Tuesday, 12 March 2013

What can you do in the time available?


The Real Women's Issue: Time, a piece in The Wall Street Journal by Jody Greenstone Miller, is a breath of fresh air in the stifling and ideas-free Women 'n' Work debate. 

It takes headon the idea that all ambitious women can do in the workplace is 'lean in', a term coined by Sheryl Sandberg, to mean 'assert themselves more'. 

Miller argues that, in fact, organizations and institutions could change the notion of work, rather than thinking that the only model of success is working a 60+ hour week. Let's not forget that many women (ambitious or otherwise) work that many hours a week already. It's just that, once they have a family, they ain't gonna be doing it in their place of employment. 

So — change what 'work' is. Remember that it's carried out by human beings, who still operate in lunar cycles with circadian rhythms, aging year by year, reproducing awkwardly at around the time they reach full working capacity (go figure). 

'Work' is, presumably, an activity that keeps a system going, prevents a system from dysfunctioning, or starts up a new system. 'Work' must be whatever doesn't just happen by itself. It takes work to prevent a garden running wild, to produce food, or to keep a house or a street or a city clean. It takes work to produce books, and teach students. It takes work to sew all those cheap garments we're used to buying. It takes work to triage patients and then operate on them, or give them medication. It takes work to lose weight, not lose your temper, to fundraise, to avoid workplace politics. 

'Work' takes place in real time: time that is real by virtue of actually passing, never to come again, moving in just one direction.
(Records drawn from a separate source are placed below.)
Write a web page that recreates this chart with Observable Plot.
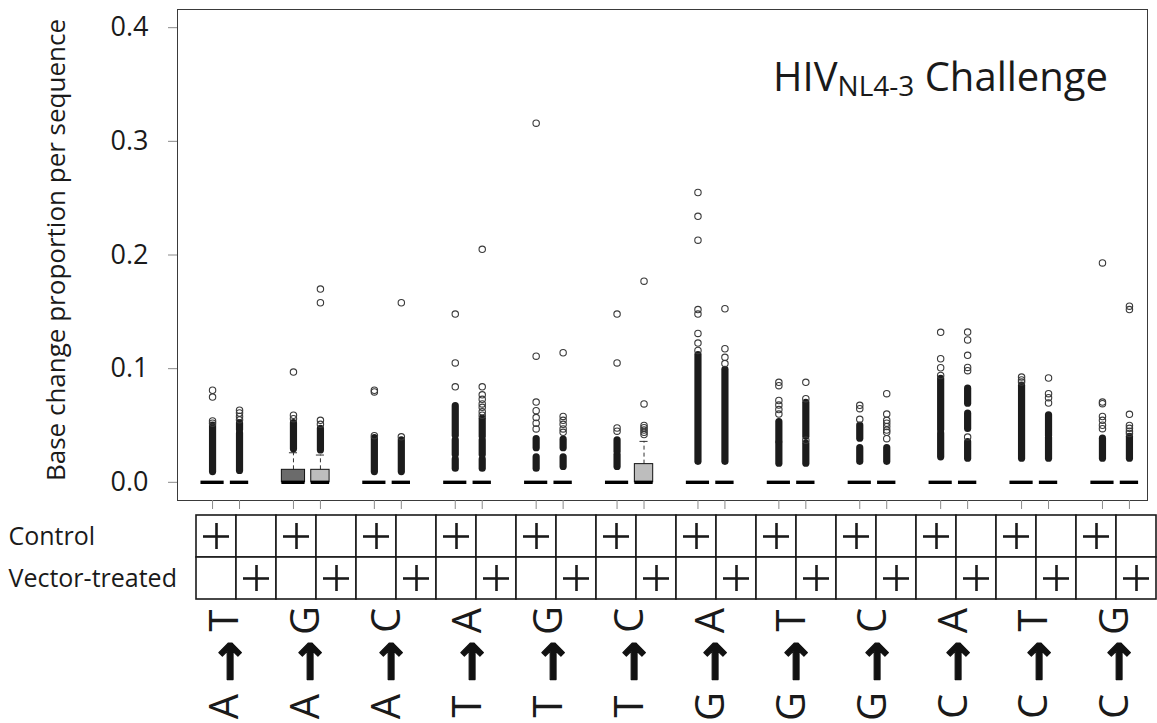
<!DOCTYPE html>
<html><head><meta charset="utf-8">
<script src="https://cdn.jsdelivr.net/npm/d3@7"></script>
<script src="https://cdn.jsdelivr.net/npm/@observablehq/plot@0.6"></script>
<style>
html,body{margin:0;padding:0;background:#fff;}
#wrap{position:relative;width:1157px;height:723px;overflow:hidden;font-family:"Open Sans",sans-serif;color:#1a1a1a}
#wrap svg{position:absolute;left:0;top:0;max-width:none !important}
#title{position:absolute;right:49px;top:56px;font-size:40px;line-height:40px;white-space:nowrap;z-index:5}
#title sub{font-size:28px;vertical-align:-5px;line-height:0}
</style></head>
<body><div id="wrap"><div id="title">HIV<sub>NL4-3</sub> Challenge</div></div>
<script>
// ---- data ----
const mutations = ["A→T","A→G","A→C","T→A","T→G","T→C","G→A","G→T","G→C","C→A","C→T","C→G"];
const fromBases = ["A","A","A","T","T","T","G","G","G","C","C","C"];
const toBases   = ["T","G","C","A","G","C","A","T","C","A","T","G"];
const groups = ["Control","Vector-treated"];
const yTicks = [0, 0.1, 0.2, 0.3, 0.4];
const yLabel = "Base change proportion per sequence";
// per box, ordered mutation × group (Control, Vector-treated)
const q1Values     = [0,0, 0,0, 0,0, 0,0, 0,0, 0,0, 0,0, 0,0, 0,0, 0,0, 0,0, 0,0];
const medianValues = [0,0, 0,0, 0,0, 0,0, 0,0, 0,0, 0,0, 0,0, 0,0, 0,0, 0,0, 0,0];
const q3Values     = [0,0, 0.011,0.011, 0,0, 0,0, 0,0, 0,0.016, 0,0, 0,0, 0,0, 0,0, 0,0, 0,0];
const upperWhisker = [0,0, 0.026,0.024, 0,0, 0,0, 0,0, 0,0.036, 0,0, 0,0, 0,0, 0,0, 0,0, 0,0];
// individually visible outliers
const outliers = [
  [0.081, 0.075, 0.054, 0.052],
  [0.0635, 0.061, 0.058, 0.055],
  [0.097, 0.059, 0.056],
  [0.170, 0.158, 0.0545, 0.051],
  [0.081, 0.0795, 0.041],
  [0.158, 0.040],
  [0.148, 0.105, 0.084],
  [0.205, 0.084, 0.077, 0.073, 0.069, 0.066, 0.062, 0.059],
  [0.316, 0.111, 0.0706, 0.063, 0.057, 0.052, 0.047],
  [0.114, 0.058, 0.0545, 0.051, 0.047, 0.044],
  [0.148, 0.105, 0.0478, 0.045],
  [0.177, 0.069, 0.050, 0.048, 0.046, 0.044, 0.042],
  [0.255, 0.234, 0.213, 0.152, 0.148, 0.131, 0.1225, 0.116],
  [0.1527, 0.1175, 0.110, 0.1045],
  [0.088, 0.085, 0.072, 0.068, 0.064, 0.060],
  [0.088, 0.0736, 0.037],
  [0.0677, 0.0648, 0.0554],
  [0.078, 0.060, 0.0545, 0.052, 0.049, 0.046, 0.044, 0.0384],
  [0.132, 0.1087, 0.1008, 0.094],
  [0.1322, 0.1253, 0.1117, 0.1011, 0.0982, 0.0398],
  [0.0926, 0.090, 0.0882],
  [0.0918, 0.078, 0.0745, 0.0698],
  [0.193, 0.0706, 0.0692, 0.0579, 0.0545, 0.0502, 0.0472],
  [0.155, 0.152, 0.0598, 0.050, 0.0475, 0.045, 0.043]
];
// ranges where outliers overlap into a solid column [low, high]
const denseOutlierRuns = [
  [[0.009, 0.050]],
  [[0.010, 0.043], [0.046, 0.052]],
  [[0.029, 0.052]],
  [[0.028, 0.047]],
  [[0.009, 0.039]],
  [[0.009, 0.037]],
  [[0.012, 0.020], [0.024, 0.037], [0.041, 0.067]],
  [[0.012, 0.020], [0.024, 0.037], [0.040, 0.056]],
  [[0.012, 0.022], [0.030, 0.038]],
  [[0.0135, 0.022], [0.030, 0.0375]],
  [[0.0135, 0.024], [0.027, 0.037]],
  [],
  [[0.018, 0.112]],
  [[0.018, 0.099]],
  [[0.0164, 0.0345], [0.036, 0.053]],
  [[0.0164, 0.034], [0.040, 0.070]],
  [[0.018, 0.030], [0.0384, 0.050]],
  [[0.018, 0.030]],
  [[0.022, 0.043], [0.046, 0.091]],
  [[0.0208, 0.0354], [0.047, 0.0604], [0.0692, 0.0824]],
  [[0.0208, 0.085]],
  [[0.0208, 0.039], [0.041, 0.059]],
  [[0.0208, 0.0384]],
  [[0.0208, 0.040]]
];

// ---- derived tables ----
const boxes = d3.range(24).map(i => ({
  mutation: mutations[Math.floor(i / 2)],
  group: groups[i % 2],
  pos: Math.floor(i / 2) * 3 + (i % 2) + 1,
  q1: q1Values[i], median: medianValues[i], q3: q3Values[i], whisker: upperWhisker[i]
}));
const halfW = {"Control": 0.43, "Vector-treated": 0.34};
const capHalf = 0.15;
const outlierPts = boxes.flatMap((b, i) => outliers[i].map(v => ({pos: b.pos, value: v})));
const runs = boxes.flatMap((b, i) => denseOutlierRuns[i].map(([lo, hi]) => ({pos: b.pos, lo, hi})));
const withWhisker = boxes.filter(d => d.whisker > d.q3);
const withBox = boxes.filter(d => d.q3 > d.q1);

const baseStyle = {fontFamily: "'Open Sans', sans-serif", fontSize: "26px", background: "transparent", color: "#1a1a1a", overflow: "visible", maxWidth: "none"};
const xDomain = [-0.3, 35.67];

const wrap = document.getElementById("wrap");

const main = Plot.plot({
  width: 1157, height: 512,
  marginTop: 9, marginBottom: 12, marginLeft: 177, marginRight: 10,
  x: {domain: xDomain},
  y: {domain: [-0.016, 0.416]},
  color: {domain: groups, range: ["#6b6b6b", "#bdbdbd"]},
  style: baseStyle,
  marks: [
    Plot.frame({stroke: "#3a3a3a"}),
    Plot.axisY({ticks: yTicks, tickFormat: d3.format(".1f"), tickSize: 9, tickPadding: 20,
      stroke: "#8a8a8a", fill: "#1a1a1a", fontSize: 27, label: null}),
    Plot.text([yLabel], {text: d => d, frameAnchor: "left", textAnchor: "middle", rotate: -90, dx: -121, dy: -5, fontSize: 26, fill: "#1a1a1a"}),
    Plot.axisX({ticks: boxes.map(d => d.pos), tickSize: 9, tickFormat: () => "", stroke: "#8a8a8a", label: null}),
    Plot.ruleX(withWhisker, {x: "pos", y1: "q3", y2: "whisker", stroke: "#333", strokeDasharray: "4,3"}),
    Plot.ruleY(withWhisker, {y: "whisker", x1: d => d.pos - capHalf, x2: d => d.pos + capHalf, stroke: "#333"}),
    Plot.rect(withBox, {x1: d => d.pos - halfW[d.group], x2: d => d.pos + halfW[d.group], y1: "q1", y2: "q3", fill: "group", stroke: "#111"}),
    Plot.ruleY(boxes, {y: "median", x1: d => d.pos - halfW[d.group], x2: d => d.pos + halfW[d.group], stroke: "#000", strokeWidth: 3.4}),
    Plot.ruleX(runs, {x: "pos", y1: "lo", y2: "hi", stroke: "#1c1c1c", strokeWidth: 7.2, strokeLinecap: "round"}),
    Plot.dot(outlierPts, {x: "pos", y: "value", r: 3.2, stroke: "#3a3a3a", strokeWidth: 1.1, fill: "none"})
  ]
});
wrap.appendChild(main);

const cells = d3.cross(d3.range(24), groups).map(([cell, group]) => ({cell, group}));
const pluses = boxes.map((b, i) => ({cell: i, group: b.group}));
const table = Plot.plot({
  width: 1162, height: 723,
  marginTop: 514, marginBottom: 124, marginLeft: 189, marginRight: 0,
  x: {type: "band", domain: d3.range(24), padding: 0, axis: null},
  y: {type: "band", domain: groups, padding: 0, axis: null},
  style: baseStyle,
  marks: [
    Plot.cell(cells, {x: "cell", y: "group", fill: "white", stroke: "#1a1a1a", strokeWidth: 1.6, inset: 0}),
    Plot.ruleX(pluses, {x: "cell", y1: "group", y2: "group", insetTop: 8, insetBottom: 8, stroke: "#1a1a1a", strokeWidth: 2.6}),
    Plot.ruleY(pluses, {y: "group", x1: "cell", x2: "cell", insetLeft: 7, insetRight: 7, stroke: "#1a1a1a", strokeWidth: 2.6}),
    Plot.text(groups, {y: d => d, text: d => d, frameAnchor: "left", textAnchor: "start", dx: -181, fontSize: 25, fill: "#1a1a1a"})
  ]
});
wrap.appendChild(table);

const labels = Plot.plot({
  width: 1157, height: 723,
  marginTop: 600, marginBottom: 0, marginLeft: 177, marginRight: 10,
  x: {domain: xDomain, axis: null},
  style: baseStyle,
  marks: [
    Plot.text(mutations, {x: (d, i) => i * 3 + 1.5, text: (d, i) => fromBases[i], frameAnchor: "top", rotate: -90, dx: -16, dy: 106, fontSize: 40, fill: "#1a1a1a"}),
    Plot.text(mutations, {x: (d, i) => i * 3 + 1.5, text: () => "→", frameAnchor: "top", rotate: -90, dx: -16, dy: 61, fontSize: 50, fontWeight: "bold", fontFamily: "DejaVu Sans", fill: "#111", stroke: "#111", strokeWidth: 1.2}),
    Plot.text(mutations, {x: (d, i) => i * 3 + 1.5, text: (d, i) => toBases[i], frameAnchor: "top", rotate: -90, dx: -16, dy: 20, fontSize: 40, fill: "#1a1a1a"})
  ]
});
wrap.appendChild(labels);
</script></body></html>
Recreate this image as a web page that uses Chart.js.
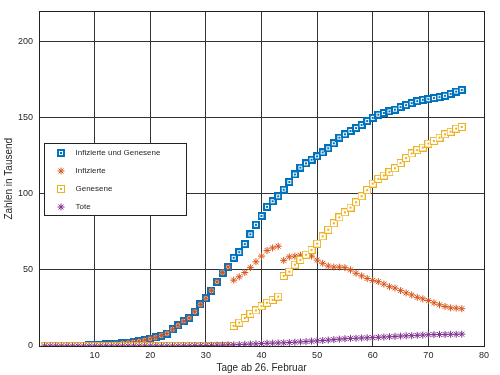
<!DOCTYPE html>
<html>
<head>
<meta charset="utf-8">
<title>Zahlen in Tausend</title>
<script src="https://cdn.jsdelivr.net/npm/chart.js@4.4.0/dist/chart.umd.min.js"></script>
<style>
    html, body { margin: 0; padding: 0; background: #fff; }
    #wrap { width: 500px; height: 375px; }
</style>
</head>
<body>
<div id="wrap"><canvas id="chart" width="500" height="375"></canvas></div>
<script>
// Days since 26 February
const days = [
    1, 2, 3, 4, 5, 6, 7, 8, 9, 10, 11, 12, 13, 14, 15, 16, 17, 18, 19, 20,
    21, 22, 23, 24, 25, 26, 27, 28, 29, 30, 31, 32, 33, 34, 35, 36, 37, 38, 39, 40,
    41, 42, 43, 44, 45, 46, 47, 48, 49, 50, 51, 52, 53, 54, 55, 56, 57, 58, 59, 60,
    61, 62, 63, 64, 65, 66, 67, 68, 69, 70, 71, 72, 73, 74, 75, 76
];

// Values in thousands
const infiziertUndGenesen = [
    0.0, 0.0, 0.1, 0.1, 0.1, 0.2, 0.2, 0.3, 0.4, 0.6,
    0.8, 1.0, 1.2, 1.4, 1.7, 2.1, 2.6, 3.2, 3.9, 4.7,
    5.6, 6.9, 8.2, 11.0, 13.6, 16.4, 18.4, 22.5, 27.3, 31.4,
    36.4, 42.2, 48.3, 52.0, 58.0, 61.7, 67.0, 73.4, 79.7, 85.5,
    91.5, 95.2, 98.5, 102.8, 107.8, 112.8, 117.3, 120.1, 122.5, 124.7,
    127.3, 130.0, 133.3, 137.0, 139.2, 141.4, 143.3, 145.3, 147.9, 150.0,
    152.1, 153.2, 154.3, 155.4, 157.1, 158.4, 159.7, 161.0, 161.9, 162.3,
    163.0, 163.6, 164.5, 165.8, 167.3, 168.4
];

const infizierte = [
    0.0, 0.0, 0.1, 0.1, 0.1, 0.2, 0.2, 0.3, 0.4, 0.6,
    0.8, 1.0, 1.2, 1.4, 1.7, 2.1, 2.6, 3.2, 3.9, 4.7,
    5.6, 6.9, 8.2, 11.0, 13.6, 16.4, 18.4, 22.5, 27.3, 31.4,
    36.4, 42.2, 48.3, 52.0, 43.3, 45.5, 48.3, 51.5, 55.4, 59.1,
    62.8, 64.5, 65.6, 56.3, 58.6, 59.1, 59.7, 59.7, 59.1, 56.5,
    54.4, 52.6, 51.9, 51.9, 51.5, 50.0, 47.8, 46.1, 44.4, 43.1,
    42.3, 40.7, 39.0, 38.1, 36.4, 34.9, 33.6, 32.0, 31.0, 29.9,
    28.4, 27.1, 26.0, 25.1, 24.9, 24.5
];

const genesene = [
    0, 0, 0, 0, 0, 0, 0, 0, 0, 0,
    0, 0, 0, 0, 0, 0, 0, 0, 0, 0,
    0, 0, 0, 0, 0, 0, 0, 0, 0, 0,
    0, 0, 0, 0, 13.2, 15.4, 18.4, 21.2, 23.4, 26.2,
    28.4, 30.3, 32.5, 46.1, 48.9, 53.5, 56.6, 60.0, 63.2, 67.3,
    72.1, 76.4, 80.7, 84.6, 87.9, 91.0, 94.5, 98.5, 102.5, 106.8,
    109.9, 112.1, 114.3, 116.9, 120.3, 123.6, 126.6, 128.8, 130.5, 133.1,
    134.9, 137.0, 139.2, 140.9, 142.9, 144.0
];

const tote = [
    0.0, 0.0, 0.0, 0.0, 0.0, 0.0, 0.0, 0.0, 0.0, 0.0,
    0.0, 0.0, 0.0, 0.0, 0.0, 0.0, 0.0, 0.0, 0.0, 0.0,
    0.0, 0.0, 0.0, 0.0, 0.0, 0.1, 0.1, 0.2, 0.2, 0.3,
    0.4, 0.5, 0.6, 0.7, 0.8, 0.9, 1.1, 1.3, 1.4, 1.6,
    1.8, 1.9, 2.0, 2.1, 2.3, 2.5, 2.7, 2.9, 3.2, 3.4,
    3.6, 3.9, 4.2, 4.5, 4.8, 5.0, 5.1, 5.3, 5.4, 5.5,
    5.7, 5.9, 6.1, 6.3, 6.5, 6.7, 6.8, 7.0, 7.2, 7.4,
    7.5, 7.6, 7.6, 7.7, 7.7, 7.8
];

const seriesNames = ['Infizierte und Genesene', 'Infizierte', 'Genesene', 'Tote'];
const xTicks = [0, 10, 20, 30, 40, 50, 60, 70, 80];
const yTicks = [0, 50, 100, 150, 200];

const FONT = "'Liberation Sans', Arial, sans-serif";
const TEXT = '#262626';

// square marker with a dot in the middle (like the MATLAB export)
function squareMarker(color, lineWidth, size) {
    const c = document.createElement('canvas');
    c.width = size;
    c.height = size;
    const g = c.getContext('2d');
    g.fillStyle = '#fff';
    g.fillRect(0, 0, size, size);
    g.strokeStyle = color;
    g.lineWidth = lineWidth;
    g.strokeRect(lineWidth / 2, lineWidth / 2, size - lineWidth, size - lineWidth);
    g.fillStyle = color;
    g.fillRect(size / 2 - 1, size / 2 - 1, 2, 2);
    return c;
}

const blueMarker = squareMarker('#0072BD', 2, 8);
const yellowMarker = squareMarker('#EDB120', 1, 8);

function toPoints(values) {
    return days.map((d, i) => ({ x: d, y: values[i] }));
}

function drawStar(ctx, x, y, r) {
    ctx.beginPath();
    for (let k = 0; k < 4; k++) {
        const a = k * Math.PI / 4;
        ctx.moveTo(x - Math.cos(a) * r, y - Math.sin(a) * r);
        ctx.lineTo(x + Math.cos(a) * r, y + Math.sin(a) * r);
    }
    ctx.stroke();
}

// full box around the plot area
const boxPlugin = {
    id: 'box',
    afterDatasetsDraw(chart) {
        const { ctx, chartArea: a } = chart;
        ctx.save();
        ctx.strokeStyle = '#222';
        ctx.lineWidth = 1;
        ctx.strokeRect(Math.round(a.left) + 0.5, Math.round(a.top) + 0.5,
            Math.round(a.right - a.left), Math.round(a.bottom - a.top));
        ctx.restore();
    }
};

// legend box inside the plot area
const legendPlugin = {
    id: 'insideLegend',
    afterDraw(chart) {
        const { ctx, chartArea: a } = chart;
        const x0 = Math.round(a.left) + 5.5;
        const y0 = Math.round(a.top) + 132.5;
        const w = 142, h = 72;
        ctx.save();
        ctx.fillStyle = '#fff';
        ctx.fillRect(x0, y0, w, h);
        ctx.strokeStyle = '#222';
        ctx.lineWidth = 1;
        ctx.strokeRect(x0, y0, w, h);

        ctx.font = '8px ' + FONT;
        ctx.textBaseline = 'middle';
        ctx.textAlign = 'left';
        chart.data.datasets.forEach((ds, i) => {
            const cy = y0 + 9.5 + i * 18;
            const mx = x0 + 16.5;
            if (ds.pointStyle instanceof HTMLCanvasElement) {
                ctx.drawImage(ds.pointStyle, Math.round(mx - 4), Math.round(cy - 4));
            } else {
                ctx.strokeStyle = ds.borderColor;
                ctx.lineWidth = ds.borderWidth;
                drawStar(ctx, mx, cy, ds.pointRadius);
            }
            ctx.fillStyle = TEXT;
            ctx.fillText(ds.label, x0 + 31, cy);
        });
        ctx.restore();
    }
};

const ctx = document.getElementById('chart').getContext('2d');

new Chart(ctx, {
    type: 'line',
    data: {
        datasets: [
            {
                label: seriesNames[0],
                data: toPoints(infiziertUndGenesen),
                showLine: false,
                pointStyle: blueMarker,
                pointRadius: 4,
                borderColor: '#0072BD',
                backgroundColor: '#0072BD',
                order: 4
            },
            {
                label: seriesNames[1],
                data: toPoints(infizierte),
                showLine: false,
                pointStyle: 'star',
                pointRadius: 3.5,
                borderWidth: 1,
                borderColor: '#D95319',
                backgroundColor: '#D95319',
                order: 3
            },
            {
                label: seriesNames[2],
                data: toPoints(genesene),
                showLine: false,
                pointStyle: yellowMarker,
                pointRadius: 4,
                borderColor: '#EDB120',
                backgroundColor: '#EDB120',
                order: 2
            },
            {
                label: seriesNames[3],
                data: toPoints(tote),
                showLine: false,
                pointStyle: 'star',
                pointRadius: 3.5,
                borderWidth: 1,
                borderColor: '#7E2F8E',
                backgroundColor: '#7E2F8E',
                order: 1
            }
        ]
    },
    options: {
        responsive: false,
        animation: false,
        layout: {
            padding: { top: 9, right: 16, left: 0, bottom: 0 }
        },
        plugins: {
            legend: { display: false },
            tooltip: { enabled: false }
        },
        scales: {
            x: {
                type: 'linear',
                min: 0,
                max: 80,
                afterBuildTicks: (scale) => {
                    scale.ticks = xTicks.map(v => ({ value: v }));
                },
                afterFit: (scale) => {
                    scale.height = 29;
                },
                ticks: {
                    callback: (v) => (v === 0 ? '' : v),
                    maxRotation: 0,
                    autoSkip: false,
                    padding: 4,
                    color: TEXT,
                    font: { family: FONT, size: 9 }
                },
                grid: {
                    color: '#333',
                    lineWidth: 1,
                    drawTicks: false
                },
                border: { display: true, color: '#222' },
                title: {
                    display: true,
                    text: 'Tage ab 26. Februar',
                    color: TEXT,
                    font: { family: FONT, size: 10 },
                    padding: { top: 0, bottom: 1 }
                }
            },
            y: {
                type: 'linear',
                min: 0,
                max: 220,
                afterBuildTicks: (scale) => {
                    scale.ticks = yTicks.map(v => ({ value: v }));
                },
                afterFit: (scale) => {
                    scale.width = 39;
                },
                ticks: {
                    padding: 6,
                    color: TEXT,
                    font: { family: FONT, size: 9 }
                },
                grid: {
                    color: '#333',
                    lineWidth: 1,
                    drawTicks: false
                },
                border: { display: true, color: '#222' },
                title: {
                    display: true,
                    text: 'Zahlen in Tausend',
                    color: TEXT,
                    font: { family: FONT, size: 10 },
                    padding: { top: 3, bottom: 0 }
                }
            }
        }
    },
    plugins: [boxPlugin, legendPlugin]
});
</script>
</body>
</html>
Project-based working is fantastic, as is flexi-time (at least on paper). Trust is another key ingredient — if you take all that trouble to recruit, don't you want to trust your people? If you run your work around your people, the work will get done. If you treat them like battery chickens, they will lay for a little while, and then leave, and you'll have to train up a whole new bunch of expendable chickens. And they'll hate you for it. 

For my money, project-based work, trust, and a very calm working space are the biggest keys. You can add to that training project managers to help them communicate with clients and manage unreasonable expectations. Finally, transparent office calendar systems (online calendars can be abused and filled up with pointless meetings — you want something wall-mounted that everyone can use). Scheduling the most important meetings within school hours is perfectly feasible (most people are at their best then anyway, and need the time to write up notes etc at the end of the day). 

Ultimately all this points to the ideal of emphasizing quality over quantity. Leave quantity to statisticians and nerds, who love to aggregate and average, and unitize. People are not the same as the stuff that goes on shelves, or gets typed into computers. They are people. 

All of this thinking applies whether you are male or female. Women are forced to think about time more intensely and creatively, because they are the ones confronted with double and triple workloads once they have children, and so they have found ingenious ways round it. 

I don't really see how it's a "loss" if ambitious women leave workplaces that demand their souls. Those same women don't lie down and die, they start new businesses of their own, they work freelance and parttime, they grow far stronger networks than they had before, they welcome the notion of portfolio careers, they undertake project-based work around their families, they have more time to breathe, and they work until they regain control over their lives. Isn't that a key definition of success?